The United States’ brief in opposition to the cert petition argues that Elbaz would have been convicted in any circuit because “the use of the wires in this case was not ‘incidental.’” But it seems hard to deny that at least the verbal formulations that the courts of appeals are using are not the same.

Abitron’s Impact

Adding to the argument for review is the Supreme Court’s recent decision in Abitron, which came down after Elbaz filed her cert petition. As I explained in an earlier post, Abitron reestablishes the conduct-based presumption against extraterritoriality that the Supreme Court’s decision in Morrison v. National Australia Bank(2010) had seemed to abandon.

More specifically, Abitron reformulates step two of the presumption analysis, in cases involving both domestic and foreign conduct, as a means of “separating the activity that matters from the activity that does not.” It is certainly possible that the Supreme Court would agree with the lower courts that the focus of the wire fraud statute is the use of U.S. wires, in which case it seems that the activity that matters would be emailing and calling investors in Maryland.

On the other hand, Elbaz can reasonably argue that three communications sent from Israel to Maryland is not much domestic conduct, particularly when compared with what occurred in Israel.
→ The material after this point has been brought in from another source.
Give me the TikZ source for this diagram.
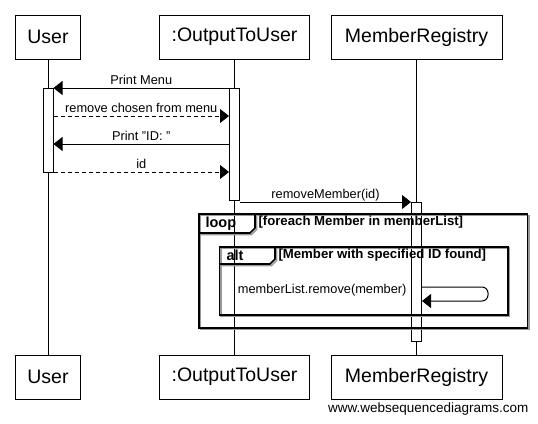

In other words, Abitronstrengthens the case for the Second Circuit’s “core component” test (which the First and Ninth Circuits have also adopted), a test that the Fourth Circuit did not apply below.


Elbaz is a petition to watch. The circuits appear divided on how the wire fraud statute applies in transnational fraud cases. And, as I noted at the outset, that question is important not just for criminal prosecutions, but for civil RICO claims as well.